The Huffington Post has part of Frank Rich's column on Brokeback Mountain. Unfortunately for me, the Times folks realized I had canceled my weekend subscription, so I no longer have access: "WHAT if they held a culture war and no one fired a shot? That's the compelling tale of 'Brokeback Mountain.' Here is a heavily promoted American movie depicting two men having sex - the precise sex act that was still a crime in some states until the Supreme Court struck down sodomy laws just two and a half years ago - but there is no controversy, no Fox News tar and feathering, no roar from the religious right. 'Brokeback Mountain' has instead become the unlikely Oscar favorite, propelled by its bicoastal sweep of critics' awards, by its unexpected dominance of the far less highfalutin Golden Globes and, perhaps most of all, by the lure of a gold rush. Last weekend it opened to the highest per-screen average of any movie this year.

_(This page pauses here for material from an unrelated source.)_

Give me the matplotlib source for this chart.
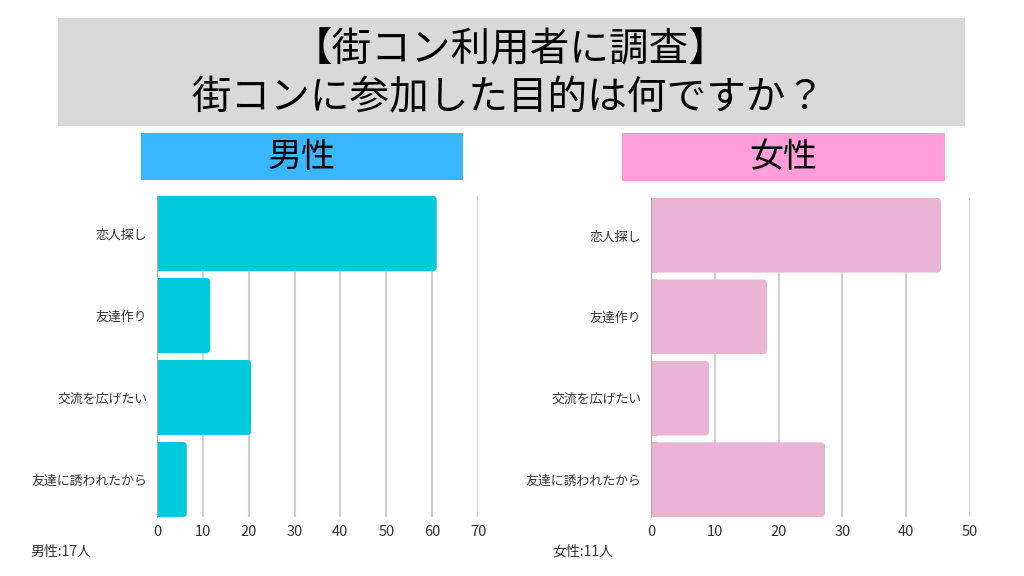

Those screens were in New York, Los Angeles and San Francisco - hardly national bellwethers. But I'll rashly predict that the big Hollywood question posed on the front page of The Los Angeles Times after those stunning weekend grosses - 'Can 'Brokeback Mountain' Move the Heartland?' - will be answered with a resounding yes. All the signs of a runaway phenomenon are present, from an instant parody on 'Saturday Night Live' to the report that a multiplex in Plano, Tex., sold more advance tickets for the so-called 'gay cowboy picture' than for 'King Kong.' 'The culture is finding us,' James Schamus, the 'Brokeback Mountain' producer, told USA Today. 'Grown-up movies have never had that kind of per-screen average. You only get those numbers when you're vacuuming up enormous interest from all walks of life.'

[...]

By coincidence, 'Brokeback Mountain,' a movie that is all the more subversive for having no overt politics, is a rebuke and antidote to that sordid episode. Whether it proves a movie for the ages or as transient as 'Love Story,' it is a landmark in the troubled history of America's relationship to homosexuality. It brings something different to the pop culture marketplace at just the pivotal moment to catch a wave."